- SET PROBLEM:
Copy out every line exactly, passing over the pictures.
***** SUPPLIED INFORMATION
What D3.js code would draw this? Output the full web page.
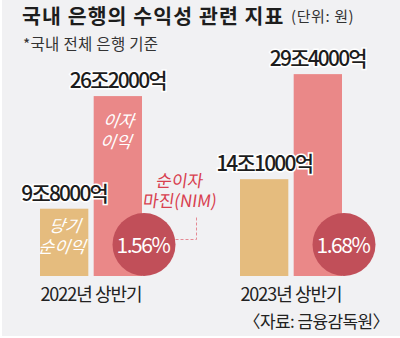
<!DOCTYPE html>
<html>
<head>
<meta charset="utf-8">
<script src="https://cdn.jsdelivr.net/npm/d3@7"></script>
<style>
  html, body { margin: 0; padding: 0; background: #fff; }
  svg { display: block; }
  text { font-family: "Noto Sans CJK KR", "Noto Sans", sans-serif; }
</style>
</head>
<body>
<svg id="chart" width="400" height="338"></svg>
<script>
// Half-year results of domestic banks (unit: 조 원)
const periods = ["2022년 상반기", "2023년 상반기"];
const seriesKeys = ["net", "interest"];
const netIncome = [9.8, 14.1];
const interestIncome = [26.2, 29.4];
const nimRates = [1.56, 1.68];
const seriesNames = { net: ["당기", "순이익"], interest: ["이자", "이익"] };

const colors = {
  bg: "#f1f1f3",
  net: "#e5bc7e",
  interest: "#ea8888",
  nim: "#c14f59",
  nimText: "#d8404f",
  dash: "#e48a94",
  ink: "#1d1d1d"
};

const svg = d3.select("#chart");
svg.append("rect").attr("x", 2).attr("y", 0).attr("width", 398).attr("height", 336).attr("fill", colors.bg);

const baseline = 276;
const y = d3.scaleLinear().domain([0, 30]).range([baseline, 70]);
const x0 = d3.scaleBand().domain(periods).range([40, 440]);
const x1 = d3.scaleBand().domain(seriesKeys).range([0, 102]).paddingInner(0.1);

const rows = periods.map((p, i) => ({
  period: p, net: netIncome[i], interest: interestIncome[i], nim: nimRates[i]
}));

function fmtWon(v) {
  const jo = Math.floor(v);
  const eok = Math.round((v - jo) * 10000);
  return jo + "조" + eok + "억";
}

// Title and notes
svg.append("text").attr("x", 22).attr("y", 24)
  .attr("font-size", 20.5).attr("font-weight", 700).attr("fill", colors.ink)
  .attr("letter-spacing", 1.1)
  .text("국내 은행의 수익성 관련 지표");
svg.append("text").attr("x", 291).attr("y", 22)
  .attr("font-size", 15).attr("fill", "#333")
  .attr("letter-spacing", 0.6)
  .text("(단위: 원)");
svg.append("text").attr("x", 23).attr("y", 50)
  .attr("font-size", 15.5).attr("fill", "#333")
  .attr("letter-spacing", 0.3)
  .text("*국내 전체 은행 기준");

const groups = svg.selectAll("g.group").data(rows).join("g")
  .attr("class", "group")
  .attr("transform", d => `translate(${x0(d.period)},0)`);

// Bars
groups.selectAll("rect.bar")
  .data(d => seriesKeys.map(k => ({ key: k, value: d[k] })))
  .join("rect").attr("class", "bar")
  .attr("x", d => x1(d.key))
  .attr("width", x1.bandwidth())
  .attr("y", d => y(d.value))
  .attr("height", d => baseline - y(d.value))
  .attr("fill", d => colors[d.key]);

// Value labels above bars
groups.selectAll("text.val")
  .data(d => seriesKeys.map(k => ({ key: k, value: d[k] })))
  .join("text").attr("class", "val")
  .attr("x", d => x1(d.key) + x1.bandwidth() / 2)
  .attr("y", d => y(d.value) - 8)
  .attr("text-anchor", "middle")
  .attr("font-size", 21).attr("font-weight", 500)
  .attr("letter-spacing", -1.8)
  .attr("fill", colors.ink)
  .attr("stroke", "#fff").attr("stroke-width", 3).attr("paint-order", "stroke")
  .text(d => fmtWon(d.value));

// Series names inside the first group's bars
const first = groups.filter((d, i) => i === 0);
seriesKeys.forEach(k => {
  const row = rows[0];
  const cx = x1(k) + x1.bandwidth() / 2;
  const top = y(row[k]);
  const startY = k === "interest" ? top + 31 : top + 23;
  first.append("text")
    .attr("text-anchor", "middle")
    .attr("font-size", 17).attr("font-style", "italic")
    .attr("fill", "#fff")
    .attr("transform", `translate(${cx},${startY}) skewX(-8)`)
    .selectAll("tspan").data(seriesNames[k]).join("tspan")
    .attr("x", 0).attr("dy", (d, i) => i === 0 ? 0 : 21)
    .text(d => d);
});

// NIM circles
const r = 31.5;
groups.append("circle")
  .attr("cx", x1("interest") + x1.bandwidth() + 2)
  .attr("cy", baseline - r)
  .attr("r", r)
  .attr("fill", colors.nim);
groups.append("text")
  .attr("x", x1("interest") + x1.bandwidth() + 1)
  .attr("y", baseline - r + 8)
  .attr("text-anchor", "middle")
  .attr("font-size", 21).attr("letter-spacing", -1.4)
  .attr("fill", "#fff")
  .text(d => d.nim.toFixed(2) + "%");

// NIM callout
const c0x = x0(periods[0]) + x1("interest") + x1.bandwidth() + 2;
const cy0 = baseline - r;
svg.append("path")
  .attr("d", `M${c0x + r},${cy0 - 5} H${c0x + r + 21} V${cy0 - 27}`)
  .attr("fill", "none").attr("stroke", colors.dash)
  .attr("stroke-width", 1).attr("stroke-dasharray", "3,2");
const nimLabel = svg.append("text")
  .attr("text-anchor", "middle")
  .attr("font-size", 17).attr("fill", colors.nimText)
  .attr("transform", `translate(${182},${187}) skewX(-8)`);
nimLabel.append("tspan").attr("x", -3).attr("dy", 0).text("순이자");
nimLabel.append("tspan").attr("x", 0).attr("dy", 20).text("마진(NIM)");

// Period labels
groups.append("text")
  .attr("x", 51).attr("y", 301)
  .attr("text-anchor", "middle")
  .attr("font-size", 18).attr("letter-spacing", -1)
  .attr("fill", "#222")
  .text(d => d.period);

// Source
svg.append("text").attr("x", 389).attr("y", 328)
  .attr("text-anchor", "end")
  .attr("font-size", 17).attr("letter-spacing", -0.6)
  .attr("fill", "#222")
  .text("〈자료: 금융감독원〉");
</script>
</body>
</html>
**********
- FINAL RESULT:
What D3.js code would draw this? Output the full web page.
<!DOCTYPE html>
<html>
<head>
<meta charset="utf-8">
<script src="https://cdn.jsdelivr.net/npm/d3@7"></script>
<style>
  html, body { margin: 0; padding: 0; background: #fff; }
  svg { display: block; }
  text { font-family: "Noto Sans CJK KR", "Noto Sans", sans-serif; }
</style>
</head>
<body>
<svg id="chart" width="400" height="338"></svg>
<script>
// Half-year results of domestic banks (unit: 조 원)
const periods = ["2022년 상반기", "2023년 상반기"];
const seriesKeys = ["net", "interest"];
const netIncome = [9.8, 14.1];
const interestIncome = [26.2, 29.4];
const nimRates = [1.56, 1.68];
const seriesNames = { net: ["당기", "순이익"], interest: ["이자", "이익"] };

const colors = {
  bg: "#f1f1f3",
  net: "#e5bc7e",
  interest: "#ea8888",
  nim: "#c14f59",
  nimText: "#d8404f",
  dash: "#e48a94",
  ink: "#1d1d1d"
};

const svg = d3.select("#chart");
svg.append("rect").attr("x", 2).attr("y", 0).attr("width", 398).attr("height", 336).attr("fill", colors.bg);

const baseline = 276;
const y = d3.scaleLinear().domain([0, 30]).range([baseline, 70]);
const x0 = d3.scaleBand().domain(periods).range([40, 440]);
const x1 = d3.scaleBand().domain(seriesKeys).range([0, 102]).paddingInner(0.1);

const rows = periods.map((p, i) => ({
  period: p, net: netIncome[i], interest: interestIncome[i], nim: nimRates[i]
}));

function fmtWon(v) {
  const jo = Math.floor(v);
  const eok = Math.round((v - jo) * 10000);
  return jo + "조" + eok + "억";
}

// Title and notes
svg.append("text").attr("x", 22).attr("y", 24)
  .attr("font-size", 20.5).attr("font-weight", 700).attr("fill", colors.ink)
  .attr("letter-spacing", 1.1)
  .text("국내 은행의 수익성 관련 지표");
svg.append("text").attr("x", 291).attr("y", 22)
  .attr("font-size", 15).attr("fill", "#333")
  .attr("letter-spacing", 0.6)
  .text("(단위: 원)");
svg.append("text").attr("x", 23).attr("y", 50)
  .attr("font-size", 15.5).attr("fill", "#333")
  .attr("letter-spacing", 0.3)
  .text("*국내 전체 은행 기준");

const groups = svg.selectAll("g.group").data(rows).join("g")
  .attr("class", "group")
  .attr("transform", d => `translate(${x0(d.period)},0)`);

// Bars
groups.selectAll("rect.bar")
  .data(d => seriesKeys.map(k => ({ key: k, value: d[k] })))
  .join("rect").attr("class", "bar")
  .attr("x", d => x1(d.key))
  .attr("width", x1.bandwidth())
  .attr("y", d => y(d.value))
  .attr("height", d => baseline - y(d.value))
  .attr("fill", d => colors[d.key]);

// Value labels above bars
groups.selectAll("text.val")
  .data(d => seriesKeys.map(k => ({ key: k, value: d[k] })))
  .join("text").attr("class", "val")
  .attr("x", d => x1(d.key) + x1.bandwidth() / 2)
  .attr("y", d => y(d.value) - 8)
  .attr("text-anchor", "middle")
  .attr("font-size", 21).attr("font-weight", 500)
  .attr("letter-spacing", -1.8)
  .attr("fill", colors.ink)
  .attr("stroke", "#fff").attr("stroke-width", 3).attr("paint-order", "stroke")
  .text(d => fmtWon(d.value));

// Series names inside the first group's bars
const first = groups.filter((d, i) => i === 0);
seriesKeys.forEach(k => {
  const row = rows[0];
  const cx = x1(k) + x1.bandwidth() / 2;
  const top = y(row[k]);
  const startY = k === "interest" ? top + 31 : top + 23;
  first.append("text")
    .attr("text-anchor", "middle")
    .attr("font-size", 17).attr("font-style", "italic")
    .attr("fill", "#fff")
    .attr("transform", `translate(${cx},${startY}) skewX(-8)`)
    .selectAll("tspan").data(seriesNames[k]).join("tspan")
    .attr("x", 0).attr("dy", (d, i) => i === 0 ? 0 : 21)
    .text(d => d);
});

// NIM circles
const r = 31.5;
groups.append("circle")
  .attr("cx", x1("interest") + x1.bandwidth() + 2)
  .attr("cy", baseline - r)
  .attr("r", r)
  .attr("fill", colors.nim);
groups.append("text")
  .attr("x", x1("interest") + x1.bandwidth() + 1)
  .attr("y", baseline - r + 8)
  .attr("text-anchor", "middle")
  .attr("font-size", 21).attr("letter-spacing", -1.4)
  .attr("fill", "#fff")
  .text(d => d.nim.toFixed(2) + "%");

// NIM callout
const c0x = x0(periods[0]) + x1("interest") + x1.bandwidth() + 2;
const cy0 = baseline - r;
svg.append("path")
  .attr("d", `M${c0x + r},${cy0 - 5} H${c0x + r + 21} V${cy0 - 27}`)
  .attr("fill", "none").attr("stroke", colors.dash)
  .attr("stroke-width", 1).attr("stroke-dasharray", "3,2");
const nimLabel = svg.append("text")
  .attr("text-anchor", "middle")
  .attr("font-size", 17).attr("fill", colors.nimText)
  .attr("transform", `translate(${182},${187}) skewX(-8)`);
nimLabel.append("tspan").attr("x", -3).attr("dy", 0).text("순이자");
nimLabel.append("tspan").attr("x", 0).attr("dy", 20).text("마진(NIM)");

// Period labels
groups.append("text")
  .attr("x", 51).attr("y", 301)
  .attr("text-anchor", "middle")
  .attr("font-size", 18).attr("letter-spacing", -1)
  .attr("fill", "#222")
  .text(d => d.period);

// Source
svg.append("text").attr("x", 389).attr("y", 328)
  .attr("text-anchor", "end")
  .attr("font-size", 17).attr("letter-spacing", -0.6)
  .attr("fill", "#222")
  .text("〈자료: 금융감독원〉");
</script>
</body>
</html>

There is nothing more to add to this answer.